— Raw data —
* start *

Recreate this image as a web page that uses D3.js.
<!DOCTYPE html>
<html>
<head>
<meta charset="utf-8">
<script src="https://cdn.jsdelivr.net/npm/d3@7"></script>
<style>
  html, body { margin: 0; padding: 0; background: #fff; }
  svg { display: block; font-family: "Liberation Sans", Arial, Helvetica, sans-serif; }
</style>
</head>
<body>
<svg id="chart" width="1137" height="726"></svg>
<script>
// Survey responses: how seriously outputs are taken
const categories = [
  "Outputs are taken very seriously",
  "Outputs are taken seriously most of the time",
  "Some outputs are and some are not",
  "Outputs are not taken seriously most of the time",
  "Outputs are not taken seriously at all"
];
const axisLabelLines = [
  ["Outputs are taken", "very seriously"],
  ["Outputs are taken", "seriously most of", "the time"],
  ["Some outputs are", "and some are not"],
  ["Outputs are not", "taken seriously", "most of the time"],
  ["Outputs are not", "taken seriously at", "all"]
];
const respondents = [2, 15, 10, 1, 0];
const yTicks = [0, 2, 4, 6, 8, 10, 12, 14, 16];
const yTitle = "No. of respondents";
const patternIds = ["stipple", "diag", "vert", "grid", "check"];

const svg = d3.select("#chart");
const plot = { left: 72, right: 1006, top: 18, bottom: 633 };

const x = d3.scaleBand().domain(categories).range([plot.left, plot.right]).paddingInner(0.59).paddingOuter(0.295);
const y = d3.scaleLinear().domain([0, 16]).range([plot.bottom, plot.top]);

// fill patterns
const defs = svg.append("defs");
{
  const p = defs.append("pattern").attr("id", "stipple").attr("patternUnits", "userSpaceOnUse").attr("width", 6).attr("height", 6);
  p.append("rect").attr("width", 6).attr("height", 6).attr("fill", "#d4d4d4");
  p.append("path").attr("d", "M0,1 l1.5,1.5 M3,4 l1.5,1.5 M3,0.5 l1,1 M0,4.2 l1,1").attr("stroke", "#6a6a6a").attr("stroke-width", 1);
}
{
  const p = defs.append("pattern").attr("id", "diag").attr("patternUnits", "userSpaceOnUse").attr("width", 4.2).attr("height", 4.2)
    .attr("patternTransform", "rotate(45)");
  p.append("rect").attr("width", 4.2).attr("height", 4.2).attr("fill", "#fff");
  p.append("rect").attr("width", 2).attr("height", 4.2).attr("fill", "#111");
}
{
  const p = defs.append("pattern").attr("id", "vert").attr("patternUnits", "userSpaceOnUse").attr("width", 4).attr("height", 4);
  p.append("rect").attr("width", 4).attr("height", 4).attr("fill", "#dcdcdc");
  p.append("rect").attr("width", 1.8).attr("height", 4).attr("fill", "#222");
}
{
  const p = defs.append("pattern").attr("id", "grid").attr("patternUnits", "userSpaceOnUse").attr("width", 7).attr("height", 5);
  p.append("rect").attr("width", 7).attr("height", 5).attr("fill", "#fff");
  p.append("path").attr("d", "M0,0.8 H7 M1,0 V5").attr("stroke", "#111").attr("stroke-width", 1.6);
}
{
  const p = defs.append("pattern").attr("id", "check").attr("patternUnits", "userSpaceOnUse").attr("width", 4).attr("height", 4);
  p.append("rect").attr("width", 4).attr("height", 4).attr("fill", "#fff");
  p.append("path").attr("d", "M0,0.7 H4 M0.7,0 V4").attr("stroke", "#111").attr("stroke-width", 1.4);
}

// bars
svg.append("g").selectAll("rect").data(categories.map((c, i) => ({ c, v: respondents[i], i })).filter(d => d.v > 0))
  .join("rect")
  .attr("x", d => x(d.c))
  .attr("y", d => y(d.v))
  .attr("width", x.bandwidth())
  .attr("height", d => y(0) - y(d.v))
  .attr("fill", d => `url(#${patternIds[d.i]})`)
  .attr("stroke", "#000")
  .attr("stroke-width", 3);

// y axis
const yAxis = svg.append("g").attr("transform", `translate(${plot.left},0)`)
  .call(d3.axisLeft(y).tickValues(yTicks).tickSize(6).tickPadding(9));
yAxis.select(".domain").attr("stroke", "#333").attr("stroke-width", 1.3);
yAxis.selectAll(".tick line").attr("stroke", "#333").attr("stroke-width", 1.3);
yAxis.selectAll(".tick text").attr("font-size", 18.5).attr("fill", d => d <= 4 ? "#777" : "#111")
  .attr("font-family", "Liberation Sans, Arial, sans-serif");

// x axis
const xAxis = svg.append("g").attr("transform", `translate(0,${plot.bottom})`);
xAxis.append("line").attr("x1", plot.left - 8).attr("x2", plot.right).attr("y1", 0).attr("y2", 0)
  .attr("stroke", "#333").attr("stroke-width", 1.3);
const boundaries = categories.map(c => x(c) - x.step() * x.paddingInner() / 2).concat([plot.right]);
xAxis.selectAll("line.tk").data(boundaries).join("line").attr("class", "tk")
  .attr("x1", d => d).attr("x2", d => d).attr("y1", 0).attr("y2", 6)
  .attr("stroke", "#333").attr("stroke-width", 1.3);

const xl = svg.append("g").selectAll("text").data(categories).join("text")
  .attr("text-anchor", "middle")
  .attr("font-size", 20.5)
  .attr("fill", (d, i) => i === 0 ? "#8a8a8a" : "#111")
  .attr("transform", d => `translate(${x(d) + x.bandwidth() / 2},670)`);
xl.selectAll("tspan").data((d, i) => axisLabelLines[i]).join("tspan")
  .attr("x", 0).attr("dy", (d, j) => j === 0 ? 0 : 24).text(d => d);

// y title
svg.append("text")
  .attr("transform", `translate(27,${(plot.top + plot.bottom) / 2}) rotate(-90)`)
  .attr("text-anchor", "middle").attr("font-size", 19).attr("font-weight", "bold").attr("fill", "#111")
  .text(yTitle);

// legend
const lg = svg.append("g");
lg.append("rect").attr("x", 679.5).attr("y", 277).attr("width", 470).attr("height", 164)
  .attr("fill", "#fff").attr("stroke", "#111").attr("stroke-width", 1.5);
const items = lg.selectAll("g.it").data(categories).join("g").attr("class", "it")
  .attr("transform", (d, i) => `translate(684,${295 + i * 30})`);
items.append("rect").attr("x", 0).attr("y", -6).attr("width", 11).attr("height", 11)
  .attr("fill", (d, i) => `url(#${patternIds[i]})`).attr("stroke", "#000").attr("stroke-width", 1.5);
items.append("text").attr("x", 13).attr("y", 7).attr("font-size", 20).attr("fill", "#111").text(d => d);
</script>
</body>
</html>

* end *

Write out the entire listing exactly.

Recreate this image as a web page that uses D3.js.
<!DOCTYPE html>
<html>
<head>
<meta charset="utf-8">
<script src="https://cdn.jsdelivr.net/npm/d3@7"></script>
<style>
  html, body { margin: 0; padding: 0; background: #fff; }
  svg { display: block; font-family: "Liberation Sans", Arial, Helvetica, sans-serif; }
</style>
</head>
<body>
<svg id="chart" width="1137" height="726"></svg>
<script>
// Survey responses: how seriously outputs are taken
const categories = [
  "Outputs are taken very seriously",
  "Outputs are taken seriously most of the time",
  "Some outputs are and some are not",
  "Outputs are not taken seriously most of the time",
  "Outputs are not taken seriously at all"
];
const axisLabelLines = [
  ["Outputs are taken", "very seriously"],
  ["Outputs are taken", "seriously most of", "the time"],
  ["Some outputs are", "and some are not"],
  ["Outputs are not", "taken seriously", "most of the time"],
  ["Outputs are not", "taken seriously at", "all"]
];
const respondents = [2, 15, 10, 1, 0];
const yTicks = [0, 2, 4, 6, 8, 10, 12, 14, 16];
const yTitle = "No. of respondents";
const patternIds = ["stipple", "diag", "vert", "grid", "check"];

const svg = d3.select("#chart");
const plot = { left: 72, right: 1006, top: 18, bottom: 633 };

const x = d3.scaleBand().domain(categories).range([plot.left, plot.right]).paddingInner(0.59).paddingOuter(0.295);
const y = d3.scaleLinear().domain([0, 16]).range([plot.bottom, plot.top]);

// fill patterns
const defs = svg.append("defs");
{
  const p = defs.append("pattern").attr("id", "stipple").attr("patternUnits", "userSpaceOnUse").attr("width", 6).attr("height", 6);
  p.append("rect").attr("width", 6).attr("height", 6).attr("fill", "#d4d4d4");
  p.append("path").attr("d", "M0,1 l1.5,1.5 M3,4 l1.5,1.5 M3,0.5 l1,1 M0,4.2 l1,1").attr("stroke", "#6a6a6a").attr("stroke-width", 1);
}
{
  const p = defs.append("pattern").attr("id", "diag").attr("patternUnits", "userSpaceOnUse").attr("width", 4.2).attr("height", 4.2)
    .attr("patternTransform", "rotate(45)");
  p.append("rect").attr("width", 4.2).attr("height", 4.2).attr("fill", "#fff");
  p.append("rect").attr("width", 2).attr("height", 4.2).attr("fill", "#111");
}
{
  const p = defs.append("pattern").attr("id", "vert").attr("patternUnits", "userSpaceOnUse").attr("width", 4).attr("height", 4);
  p.append("rect").attr("width", 4).attr("height", 4).attr("fill", "#dcdcdc");
  p.append("rect").attr("width", 1.8).attr("height", 4).attr("fill", "#222");
}
{
  const p = defs.append("pattern").attr("id", "grid").attr("patternUnits", "userSpaceOnUse").attr("width", 7).attr("height", 5);
  p.append("rect").attr("width", 7).attr("height", 5).attr("fill", "#fff");
  p.append("path").attr("d", "M0,0.8 H7 M1,0 V5").attr("stroke", "#111").attr("stroke-width", 1.6);
}
{
  const p = defs.append("pattern").attr("id", "check").attr("patternUnits", "userSpaceOnUse").attr("width", 4).attr("height", 4);
  p.append("rect").attr("width", 4).attr("height", 4).attr("fill", "#fff");
  p.append("path").attr("d", "M0,0.7 H4 M0.7,0 V4").attr("stroke", "#111").attr("stroke-width", 1.4);
}

// bars
svg.append("g").selectAll("rect").data(categories.map((c, i) => ({ c, v: respondents[i], i })).filter(d => d.v > 0))
  .join("rect")
  .attr("x", d => x(d.c))
  .attr("y", d => y(d.v))
  .attr("width", x.bandwidth())
  .attr("height", d => y(0) - y(d.v))
  .attr("fill", d => `url(#${patternIds[d.i]})`)
  .attr("stroke", "#000")
  .attr("stroke-width", 3);

// y axis
const yAxis = svg.append("g").attr("transform", `translate(${plot.left},0)`)
  .call(d3.axisLeft(y).tickValues(yTicks).tickSize(6).tickPadding(9));
yAxis.select(".domain").attr("stroke", "#333").attr("stroke-width", 1.3);
yAxis.selectAll(".tick line").attr("stroke", "#333").attr("stroke-width", 1.3);
yAxis.selectAll(".tick text").attr("font-size", 18.5).attr("fill", d => d <= 4 ? "#777" : "#111")
  .attr("font-family", "Liberation Sans, Arial, sans-serif");

// x axis
const xAxis = svg.append("g").attr("transform", `translate(0,${plot.bottom})`);
xAxis.append("line").attr("x1", plot.left - 8).attr("x2", plot.right).attr("y1", 0).attr("y2", 0)
  .attr("stroke", "#333").attr("stroke-width", 1.3);
const boundaries = categories.map(c => x(c) - x.step() * x.paddingInner() / 2).concat([plot.right]);
xAxis.selectAll("line.tk").data(boundaries).join("line").attr("class", "tk")
  .attr("x1", d => d).attr("x2", d => d).attr("y1", 0).attr("y2", 6)
  .attr("stroke", "#333").attr("stroke-width", 1.3);

const xl = svg.append("g").selectAll("text").data(categories).join("text")
  .attr("text-anchor", "middle")
  .attr("font-size", 20.5)
  .attr("fill", (d, i) => i === 0 ? "#8a8a8a" : "#111")
  .attr("transform", d => `translate(${x(d) + x.bandwidth() / 2},670)`);
xl.selectAll("tspan").data((d, i) => axisLabelLines[i]).join("tspan")
  .attr("x", 0).attr("dy", (d, j) => j === 0 ? 0 : 24).text(d => d);

// y title
svg.append("text")
  .attr("transform", `translate(27,${(plot.top + plot.bottom) / 2}) rotate(-90)`)
  .attr("text-anchor", "middle").attr("font-size", 19).attr("font-weight", "bold").attr("fill", "#111")
  .text(yTitle);

// legend
const lg = svg.append("g");
lg.append("rect").attr("x", 679.5).attr("y", 277).attr("width", 470).attr("height", 164)
  .attr("fill", "#fff").attr("stroke", "#111").attr("stroke-width", 1.5);
const items = lg.selectAll("g.it").data(categories).join("g").attr("class", "it")
  .attr("transform", (d, i) => `translate(684,${295 + i * 30})`);
items.append("rect").attr("x", 0).attr("y", -6).attr("width", 11).attr("height", 11)
  .attr("fill", (d, i) => `url(#${patternIds[i]})`).attr("stroke", "#000").attr("stroke-width", 1.5);
items.append("text").attr("x", 13).attr("y", 7).attr("font-size", 20).attr("fill", "#111").text(d => d);
</script>
</body>
</html>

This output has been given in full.